## START Data block

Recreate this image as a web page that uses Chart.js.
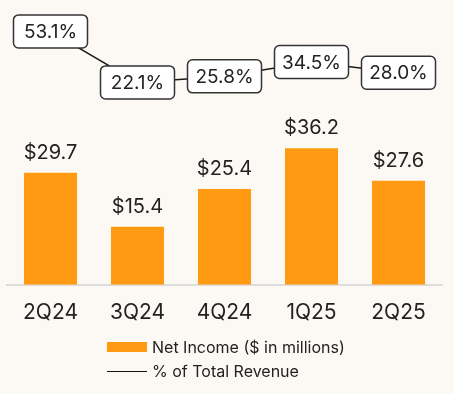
<!DOCTYPE html>
<html>
<head>
<meta charset="utf-8">
<script src="https://cdn.jsdelivr.net/npm/chart.js@4.4.0/dist/chart.umd.min.js"></script>
<style>
    html, body { margin: 0; padding: 0; background: #fcf9f4; }
    #wrap { position: relative; width: 454px; height: 394px; }
    #chart { position: absolute; left: 0; top: 0; }
    #legend { position: absolute; left: 107px; top: 335px; font-family: Inter, sans-serif; font-size: 16px; color: #222; }
    .row { display: flex; align-items: center; height: 24px; }
    .swatch { width: 40px; height: 10px; background: #ff9a12; margin-right: 5px; }
    .line { width: 40px; height: 0; border-top: 1.5px solid #111; margin-right: 5px; }
</style>
</head>
<body>
<div id="wrap">
    <canvas id="chart" width="454" height="394"></canvas>
    <div id="legend">
        <div class="row"><span class="swatch"></span>Net Income ($ in millions)</div>
        <div class="row"><span class="line"></span>% of Total Revenue</div>
    </div>
</div>
<script>
// Data
const quarters = ['2Q24', '3Q24', '4Q24', '1Q25', '2Q25'];
const netIncome = [29.7, 15.4, 25.4, 36.2, 27.6];
const pctRevenue = [53.1, 22.1, 25.8, 34.5, 28.0];

const colors = {
    bar: '#ff9a12',
    text: '#222222',
    line: '#1a1a1a',
    axis: '#dddddd'
};

// Value labels above bars
const barLabels = {
    id: 'barLabels',
    afterDatasetsDraw(chart) {
        const ctx = chart.ctx;
        const meta = chart.getDatasetMeta(1);
        ctx.save();
        ctx.font = '20px Inter, sans-serif';
        ctx.fillStyle = colors.text;
        ctx.textAlign = 'center';
        ctx.textBaseline = 'middle';
        meta.data.forEach(function(bar, i) {
            ctx.fillText('$' + netIncome[i].toFixed(1), bar.x, bar.y - 20);
        });
        ctx.restore();
    }
};

// Boxed percentage labels on the line
const pctBoxes = {
    id: 'pctBoxes',
    afterDatasetsDraw(chart) {
        const ctx = chart.ctx;
        const meta = chart.getDatasetMeta(0);
        const w = 74, h = 33;
        ctx.save();
        ctx.font = '19px Inter, sans-serif';
        ctx.textAlign = 'center';
        ctx.textBaseline = 'middle';
        meta.data.forEach(function(pt, i) {
            ctx.beginPath();
            ctx.roundRect(pt.x - w / 2, pt.y - h / 2, w, h, 5);
            ctx.fillStyle = '#ffffff';
            ctx.fill();
            ctx.lineWidth = 1.5;
            ctx.strokeStyle = '#333333';
            ctx.stroke();
            ctx.fillStyle = colors.text;
            ctx.fillText(pctRevenue[i].toFixed(1) + '%', pt.x, pt.y + 1);
        });
        ctx.restore();
    }
};

const ctx = document.getElementById('chart').getContext('2d');
new Chart(ctx, {
    data: {
        labels: quarters,
        datasets: [
            {
                type: 'line',
                label: '% of Total Revenue',
                data: pctRevenue,
                yAxisID: 'y1',
                borderColor: colors.line,
                borderWidth: 1.5,
                pointRadius: 0,
                tension: 0
            },
            {
                type: 'bar',
                label: 'Net Income ($ in millions)',
                data: netIncome,
                yAxisID: 'y',
                backgroundColor: colors.bar,
                borderWidth: 0,
                barPercentage: 0.61,
                categoryPercentage: 1
            }
        ]
    },
    options: {
        responsive: false,
        animation: false,
        layout: {
            padding: { top: 2, left: 7, right: 12, bottom: 62 }
        },
        plugins: {
            legend: { display: false },
            tooltip: { enabled: false }
        },
        scales: {
            x: {
                grid: { display: false },
                border: { display: true, color: colors.axis, width: 2 },
                ticks: {
                    color: colors.text,
                    padding: 7,
                    font: { family: 'Inter, sans-serif', size: 21 }
                }
            },
            y: {
                display: false,
                min: 0,
                max: 75
            },
            y1: {
                display: false,
                min: -101,
                max: 71
            }
        }
    },
    plugins: [barLabels, pctBoxes]
});
</script>
</body>
</html>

## END Data block

What the exercise asks:
Each line of the data is to be duplicated exactly; pictures stay out of the copy.

Answer for the task:
Recreate this image as a web page that uses Chart.js.
<!DOCTYPE html>
<html>
<head>
<meta charset="utf-8">
<script src="https://cdn.jsdelivr.net/npm/chart.js@4.4.0/dist/chart.umd.min.js"></script>
<style>
    html, body { margin: 0; padding: 0; background: #fcf9f4; }
    #wrap { position: relative; width: 454px; height: 394px; }
    #chart { position: absolute; left: 0; top: 0; }
    #legend { position: absolute; left: 107px; top: 335px; font-family: Inter, sans-serif; font-size: 16px; color: #222; }
    .row { display: flex; align-items: center; height: 24px; }
    .swatch { width: 40px; height: 10px; background: #ff9a12; margin-right: 5px; }
    .line { width: 40px; height: 0; border-top: 1.5px solid #111; margin-right: 5px; }
</style>
</head>
<body>
<div id="wrap">
    <canvas id="chart" width="454" height="394"></canvas>
    <div id="legend">
        <div class="row"><span class="swatch"></span>Net Income ($ in millions)</div>
        <div class="row"><span class="line"></span>% of Total Revenue</div>
    </div>
</div>
<script>
// Data
const quarters = ['2Q24', '3Q24', '4Q24', '1Q25', '2Q25'];
const netIncome = [29.7, 15.4, 25.4, 36.2, 27.6];
const pctRevenue = [53.1, 22.1, 25.8, 34.5, 28.0];

const colors = {
    bar: '#ff9a12',
    text: '#222222',
    line: '#1a1a1a',
    axis: '#dddddd'
};

// Value labels above bars
const barLabels = {
    id: 'barLabels',
    afterDatasetsDraw(chart) {
        const ctx = chart.ctx;
        const meta = chart.getDatasetMeta(1);
        ctx.save();
        ctx.font = '20px Inter, sans-serif';
        ctx.fillStyle = colors.text;
        ctx.textAlign = 'center';
        ctx.textBaseline = 'middle';
        meta.data.forEach(function(bar, i) {
            ctx.fillText('$' + netIncome[i].toFixed(1), bar.x, bar.y - 20);
        });
        ctx.restore();
    }
};

// Boxed percentage labels on the line
const pctBoxes = {
    id: 'pctBoxes',
    afterDatasetsDraw(chart) {
        const ctx = chart.ctx;
        const meta = chart.getDatasetMeta(0);
        const w = 74, h = 33;
        ctx.save();
        ctx.font = '19px Inter, sans-serif';
        ctx.textAlign = 'center';
        ctx.textBaseline = 'middle';
        meta.data.forEach(function(pt, i) {
            ctx.beginPath();
            ctx.roundRect(pt.x - w / 2, pt.y - h / 2, w, h, 5);
            ctx.fillStyle = '#ffffff';
            ctx.fill();
            ctx.lineWidth = 1.5;
            ctx.strokeStyle = '#333333';
            ctx.stroke();
            ctx.fillStyle = colors.text;
            ctx.fillText(pctRevenue[i].toFixed(1) + '%', pt.x, pt.y + 1);
        });
        ctx.restore();
    }
};

const ctx = document.getElementById('chart').getContext('2d');
new Chart(ctx, {
    data: {
        labels: quarters,
        datasets: [
            {
                type: 'line',
                label: '% of Total Revenue',
                data: pctRevenue,
                yAxisID: 'y1',
                borderColor: colors.line,
                borderWidth: 1.5,
                pointRadius: 0,
                tension: 0
            },
            {
                type: 'bar',
                label: 'Net Income ($ in millions)',
                data: netIncome,
                yAxisID: 'y',
                backgroundColor: colors.bar,
                borderWidth: 0,
                barPercentage: 0.61,
                categoryPercentage: 1
            }
        ]
    },
    options: {
        responsive: false,
        animation: false,
        layout: {
            padding: { top: 2, left: 7, right: 12, bottom: 62 }
        },
        plugins: {
            legend: { display: false },
            tooltip: { enabled: false }
        },
        scales: {
            x: {
                grid: { display: false },
                border: { display: true, color: colors.axis, width: 2 },
                ticks: {
                    color: colors.text,
                    padding: 7,
                    font: { family: 'Inter, sans-serif', size: 21 }
                }
            },
            y: {
                display: false,
                min: 0,
                max: 75
            },
            y1: {
                display: false,
                min: -101,
                max: 71
            }
        }
    },
    plugins: [barLabels, pctBoxes]
});
</script>
</body>
</html>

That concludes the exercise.